## TASK GOAL
Please give the entries again in full and exactly, without any picture.

(Charts and diagrams as code)
▽

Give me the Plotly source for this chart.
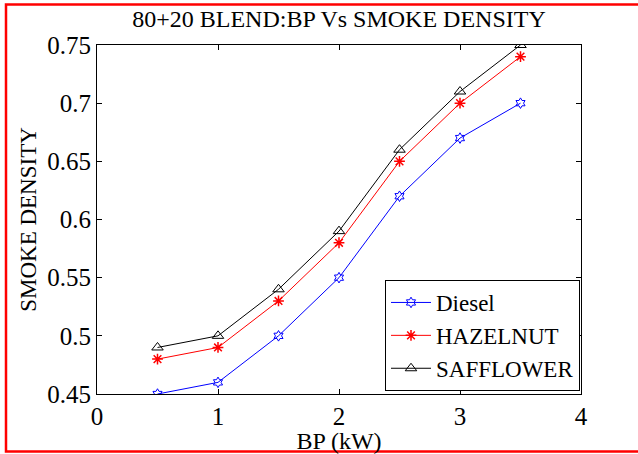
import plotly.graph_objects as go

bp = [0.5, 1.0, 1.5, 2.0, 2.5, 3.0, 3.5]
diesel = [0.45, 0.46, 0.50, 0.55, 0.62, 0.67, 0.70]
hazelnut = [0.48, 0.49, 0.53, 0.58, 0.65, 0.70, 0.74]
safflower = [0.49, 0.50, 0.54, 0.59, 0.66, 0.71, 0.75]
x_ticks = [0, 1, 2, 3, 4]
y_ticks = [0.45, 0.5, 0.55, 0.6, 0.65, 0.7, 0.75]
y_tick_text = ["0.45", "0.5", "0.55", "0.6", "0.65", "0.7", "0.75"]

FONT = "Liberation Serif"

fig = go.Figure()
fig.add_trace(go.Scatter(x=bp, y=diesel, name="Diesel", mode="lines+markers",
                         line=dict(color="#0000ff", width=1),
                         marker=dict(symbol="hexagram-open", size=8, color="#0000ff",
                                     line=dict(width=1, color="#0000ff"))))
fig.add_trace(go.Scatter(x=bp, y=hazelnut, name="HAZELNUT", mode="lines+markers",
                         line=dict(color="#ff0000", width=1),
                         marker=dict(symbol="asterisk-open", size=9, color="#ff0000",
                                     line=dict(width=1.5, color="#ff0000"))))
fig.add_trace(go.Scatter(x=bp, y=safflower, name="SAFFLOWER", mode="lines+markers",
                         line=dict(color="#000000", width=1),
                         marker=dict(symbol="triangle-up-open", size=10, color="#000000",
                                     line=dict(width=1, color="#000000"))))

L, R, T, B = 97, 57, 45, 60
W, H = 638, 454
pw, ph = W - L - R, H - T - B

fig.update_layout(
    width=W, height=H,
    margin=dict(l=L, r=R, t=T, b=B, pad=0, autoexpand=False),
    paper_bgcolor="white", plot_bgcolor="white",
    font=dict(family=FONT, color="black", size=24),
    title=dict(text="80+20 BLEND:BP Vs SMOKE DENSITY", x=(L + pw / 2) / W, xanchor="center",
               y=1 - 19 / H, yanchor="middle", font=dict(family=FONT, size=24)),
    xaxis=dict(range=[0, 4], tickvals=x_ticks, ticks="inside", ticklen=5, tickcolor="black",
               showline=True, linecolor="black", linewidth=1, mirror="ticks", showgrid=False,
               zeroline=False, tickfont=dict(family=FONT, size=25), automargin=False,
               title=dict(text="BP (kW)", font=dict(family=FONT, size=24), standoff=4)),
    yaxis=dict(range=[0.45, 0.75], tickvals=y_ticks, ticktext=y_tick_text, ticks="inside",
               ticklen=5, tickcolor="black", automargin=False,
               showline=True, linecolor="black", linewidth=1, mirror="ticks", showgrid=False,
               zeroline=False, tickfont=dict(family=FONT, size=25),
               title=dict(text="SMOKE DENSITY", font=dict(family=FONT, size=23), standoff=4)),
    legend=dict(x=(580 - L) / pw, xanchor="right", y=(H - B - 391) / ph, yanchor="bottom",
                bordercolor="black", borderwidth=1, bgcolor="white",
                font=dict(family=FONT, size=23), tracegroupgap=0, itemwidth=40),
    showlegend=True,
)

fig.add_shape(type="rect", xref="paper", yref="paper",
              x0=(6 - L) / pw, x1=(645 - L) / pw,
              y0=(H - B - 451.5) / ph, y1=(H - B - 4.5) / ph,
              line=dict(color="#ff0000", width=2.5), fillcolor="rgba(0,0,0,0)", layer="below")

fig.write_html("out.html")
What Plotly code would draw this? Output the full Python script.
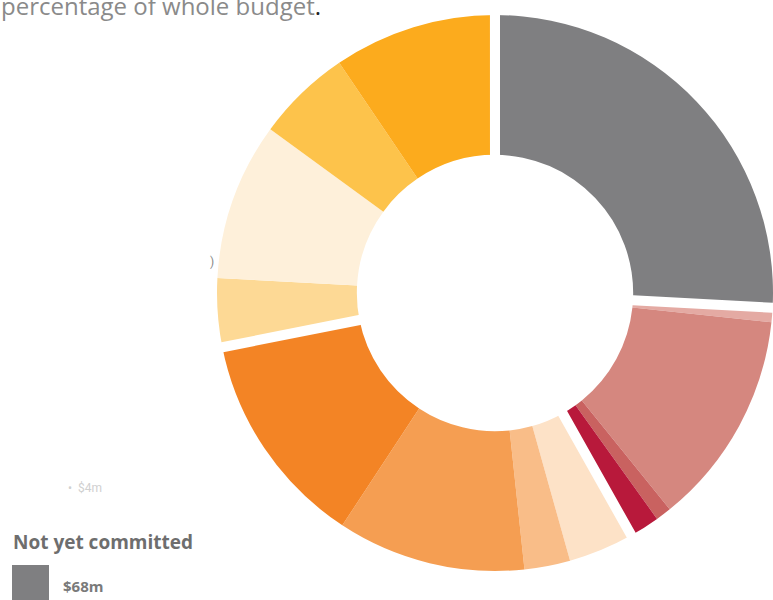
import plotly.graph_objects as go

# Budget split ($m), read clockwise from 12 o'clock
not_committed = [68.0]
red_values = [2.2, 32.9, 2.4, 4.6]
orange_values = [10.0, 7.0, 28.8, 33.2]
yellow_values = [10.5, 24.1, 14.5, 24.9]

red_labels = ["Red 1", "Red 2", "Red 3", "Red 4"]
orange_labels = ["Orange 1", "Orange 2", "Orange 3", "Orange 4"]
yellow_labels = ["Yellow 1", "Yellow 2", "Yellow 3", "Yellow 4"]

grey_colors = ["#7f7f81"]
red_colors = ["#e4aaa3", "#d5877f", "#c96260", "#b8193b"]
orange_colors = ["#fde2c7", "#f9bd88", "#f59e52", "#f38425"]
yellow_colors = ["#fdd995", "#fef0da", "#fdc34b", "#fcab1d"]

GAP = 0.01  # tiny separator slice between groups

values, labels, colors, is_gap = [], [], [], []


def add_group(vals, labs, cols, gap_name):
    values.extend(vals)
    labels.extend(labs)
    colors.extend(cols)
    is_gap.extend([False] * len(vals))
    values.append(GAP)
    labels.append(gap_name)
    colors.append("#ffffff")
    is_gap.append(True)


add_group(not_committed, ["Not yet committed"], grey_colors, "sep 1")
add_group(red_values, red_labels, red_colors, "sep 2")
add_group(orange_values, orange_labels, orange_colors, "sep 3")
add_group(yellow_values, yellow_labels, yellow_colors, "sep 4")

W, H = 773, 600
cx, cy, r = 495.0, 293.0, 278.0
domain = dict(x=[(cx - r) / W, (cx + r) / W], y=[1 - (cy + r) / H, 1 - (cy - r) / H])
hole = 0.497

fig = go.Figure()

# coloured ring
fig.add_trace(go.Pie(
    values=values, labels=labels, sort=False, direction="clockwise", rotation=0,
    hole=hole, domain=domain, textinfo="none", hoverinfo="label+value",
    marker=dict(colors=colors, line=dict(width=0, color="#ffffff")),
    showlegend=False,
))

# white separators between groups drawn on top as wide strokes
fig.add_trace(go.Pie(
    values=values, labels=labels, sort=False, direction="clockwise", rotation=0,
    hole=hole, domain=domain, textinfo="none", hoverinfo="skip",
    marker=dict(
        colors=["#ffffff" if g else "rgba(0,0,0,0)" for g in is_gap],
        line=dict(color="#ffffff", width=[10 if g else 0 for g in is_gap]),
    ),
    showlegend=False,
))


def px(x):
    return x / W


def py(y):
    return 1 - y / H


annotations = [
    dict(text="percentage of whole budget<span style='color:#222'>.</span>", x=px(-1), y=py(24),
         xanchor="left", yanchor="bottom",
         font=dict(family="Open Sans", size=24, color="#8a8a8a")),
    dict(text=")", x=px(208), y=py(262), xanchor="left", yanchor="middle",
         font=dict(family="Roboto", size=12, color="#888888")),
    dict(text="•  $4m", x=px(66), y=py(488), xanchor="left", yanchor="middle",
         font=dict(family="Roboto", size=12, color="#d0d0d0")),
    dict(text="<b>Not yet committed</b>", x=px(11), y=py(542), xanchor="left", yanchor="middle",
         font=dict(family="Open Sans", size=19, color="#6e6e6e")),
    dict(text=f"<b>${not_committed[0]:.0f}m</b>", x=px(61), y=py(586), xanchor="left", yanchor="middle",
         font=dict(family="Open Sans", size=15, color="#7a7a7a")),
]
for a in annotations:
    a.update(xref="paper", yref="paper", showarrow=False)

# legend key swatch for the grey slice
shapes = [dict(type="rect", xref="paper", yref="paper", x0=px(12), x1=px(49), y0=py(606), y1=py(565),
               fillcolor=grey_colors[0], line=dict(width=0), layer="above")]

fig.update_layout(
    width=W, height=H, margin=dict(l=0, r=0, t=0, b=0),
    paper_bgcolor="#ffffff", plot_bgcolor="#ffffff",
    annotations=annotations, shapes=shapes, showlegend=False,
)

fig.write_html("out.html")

△

## RESULT BELOW
Give me the Plotly source for this chart.
import plotly.graph_objects as go

bp = [0.5, 1.0, 1.5, 2.0, 2.5, 3.0, 3.5]
diesel = [0.45, 0.46, 0.50, 0.55, 0.62, 0.67, 0.70]
hazelnut = [0.48, 0.49, 0.53, 0.58, 0.65, 0.70, 0.74]
safflower = [0.49, 0.50, 0.54, 0.59, 0.66, 0.71, 0.75]
x_ticks = [0, 1, 2, 3, 4]
y_ticks = [0.45, 0.5, 0.55, 0.6, 0.65, 0.7, 0.75]
y_tick_text = ["0.45", "0.5", "0.55", "0.6", "0.65", "0.7", "0.75"]

FONT = "Liberation Serif"

fig = go.Figure()
fig.add_trace(go.Scatter(x=bp, y=diesel, name="Diesel", mode="lines+markers",
                         line=dict(color="#0000ff", width=1),
                         marker=dict(symbol="hexagram-open", size=8, color="#0000ff",
                                     line=dict(width=1, color="#0000ff"))))
fig.add_trace(go.Scatter(x=bp, y=hazelnut, name="HAZELNUT", mode="lines+markers",
                         line=dict(color="#ff0000", width=1),
                         marker=dict(symbol="asterisk-open", size=9, color="#ff0000",
                                     line=dict(width=1.5, color="#ff0000"))))
fig.add_trace(go.Scatter(x=bp, y=safflower, name="SAFFLOWER", mode="lines+markers",
                         line=dict(color="#000000", width=1),
                         marker=dict(symbol="triangle-up-open", size=10, color="#000000",
                                     line=dict(width=1, color="#000000"))))

L, R, T, B = 97, 57, 45, 60
W, H = 638, 454
pw, ph = W - L - R, H - T - B

fig.update_layout(
    width=W, height=H,
    margin=dict(l=L, r=R, t=T, b=B, pad=0, autoexpand=False),
    paper_bgcolor="white", plot_bgcolor="white",
    font=dict(family=FONT, color="black", size=24),
    title=dict(text="80+20 BLEND:BP Vs SMOKE DENSITY", x=(L + pw / 2) / W, xanchor="center",
               y=1 - 19 / H, yanchor="middle", font=dict(family=FONT, size=24)),
    xaxis=dict(range=[0, 4], tickvals=x_ticks, ticks="inside", ticklen=5, tickcolor="black",
               showline=True, linecolor="black", linewidth=1, mirror="ticks", showgrid=False,
               zeroline=False, tickfont=dict(family=FONT, size=25), automargin=False,
               title=dict(text="BP (kW)", font=dict(family=FONT, size=24), standoff=4)),
    yaxis=dict(range=[0.45, 0.75], tickvals=y_ticks, ticktext=y_tick_text, ticks="inside",
               ticklen=5, tickcolor="black", automargin=False,
               showline=True, linecolor="black", linewidth=1, mirror="ticks", showgrid=False,
               zeroline=False, tickfont=dict(family=FONT, size=25),
               title=dict(text="SMOKE DENSITY", font=dict(family=FONT, size=23), standoff=4)),
    legend=dict(x=(580 - L) / pw, xanchor="right", y=(H - B - 391) / ph, yanchor="bottom",
                bordercolor="black", borderwidth=1, bgcolor="white",
                font=dict(family=FONT, size=23), tracegroupgap=0, itemwidth=40),
    showlegend=True,
)

fig.add_shape(type="rect", xref="paper", yref="paper",
              x0=(6 - L) / pw, x1=(645 - L) / pw,
              y0=(H - B - 451.5) / ph, y1=(H - B - 4.5) / ph,
              line=dict(color="#ff0000", width=2.5), fillcolor="rgba(0,0,0,0)", layer="below")

fig.write_html("out.html")
What Plotly code would draw this? Output the full Python script.
import plotly.graph_objects as go

# Budget split ($m), read clockwise from 12 o'clock
not_committed = [68.0]
red_values = [2.2, 32.9, 2.4, 4.6]
orange_values = [10.0, 7.0, 28.8, 33.2]
yellow_values = [10.5, 24.1, 14.5, 24.9]

red_labels = ["Red 1", "Red 2", "Red 3", "Red 4"]
orange_labels = ["Orange 1", "Orange 2", "Orange 3", "Orange 4"]
yellow_labels = ["Yellow 1", "Yellow 2", "Yellow 3", "Yellow 4"]

grey_colors = ["#7f7f81"]
red_colors = ["#e4aaa3", "#d5877f", "#c96260", "#b8193b"]
orange_colors = ["#fde2c7", "#f9bd88", "#f59e52", "#f38425"]
yellow_colors = ["#fdd995", "#fef0da", "#fdc34b", "#fcab1d"]

GAP = 0.01  # tiny separator slice between groups

values, labels, colors, is_gap = [], [], [], []


def add_group(vals, labs, cols, gap_name):
    values.extend(vals)
    labels.extend(labs)
    colors.extend(cols)
    is_gap.extend([False] * len(vals))
    values.append(GAP)
    labels.append(gap_name)
    colors.append("#ffffff")
    is_gap.append(True)


add_group(not_committed, ["Not yet committed"], grey_colors, "sep 1")
add_group(red_values, red_labels, red_colors, "sep 2")
add_group(orange_values, orange_labels, orange_colors, "sep 3")
add_group(yellow_values, yellow_labels, yellow_colors, "sep 4")

W, H = 773, 600
cx, cy, r = 495.0, 293.0, 278.0
domain = dict(x=[(cx - r) / W, (cx + r) / W], y=[1 - (cy + r) / H, 1 - (cy - r) / H])
hole = 0.497

fig = go.Figure()

# coloured ring
fig.add_trace(go.Pie(
    values=values, labels=labels, sort=False, direction="clockwise", rotation=0,
    hole=hole, domain=domain, textinfo="none", hoverinfo="label+value",
    marker=dict(colors=colors, line=dict(width=0, color="#ffffff")),
    showlegend=False,
))

# white separators between groups drawn on top as wide strokes
fig.add_trace(go.Pie(
    values=values, labels=labels, sort=False, direction="clockwise", rotation=0,
    hole=hole, domain=domain, textinfo="none", hoverinfo="skip",
    marker=dict(
        colors=["#ffffff" if g else "rgba(0,0,0,0)" for g in is_gap],
        line=dict(color="#ffffff", width=[10 if g else 0 for g in is_gap]),
    ),
    showlegend=False,
))


def px(x):
    return x / W


def py(y):
    return 1 - y / H


annotations = [
    dict(text="percentage of whole budget<span style='color:#222'>.</span>", x=px(-1), y=py(24),
         xanchor="left", yanchor="bottom",
         font=dict(family="Open Sans", size=24, color="#8a8a8a")),
    dict(text=")", x=px(208), y=py(262), xanchor="left", yanchor="middle",
         font=dict(family="Roboto", size=12, color="#888888")),
    dict(text="•  $4m", x=px(66), y=py(488), xanchor="left", yanchor="middle",
         font=dict(family="Roboto", size=12, color="#d0d0d0")),
    dict(text="<b>Not yet committed</b>", x=px(11), y=py(542), xanchor="left", yanchor="middle",
         font=dict(family="Open Sans", size=19, color="#6e6e6e")),
    dict(text=f"<b>${not_committed[0]:.0f}m</b>", x=px(61), y=py(586), xanchor="left", yanchor="middle",
         font=dict(family="Open Sans", size=15, color="#7a7a7a")),
]
for a in annotations:
    a.update(xref="paper", yref="paper", showarrow=False)

# legend key swatch for the grey slice
shapes = [dict(type="rect", xref="paper", yref="paper", x0=px(12), x1=px(49), y0=py(606), y1=py(565),
               fillcolor=grey_colors[0], line=dict(width=0), layer="above")]

fig.update_layout(
    width=W, height=H, margin=dict(l=0, r=0, t=0, b=0),
    paper_bgcolor="#ffffff", plot_bgcolor="#ffffff",
    annotations=annotations, shapes=shapes, showlegend=False,
)

fig.write_html("out.html")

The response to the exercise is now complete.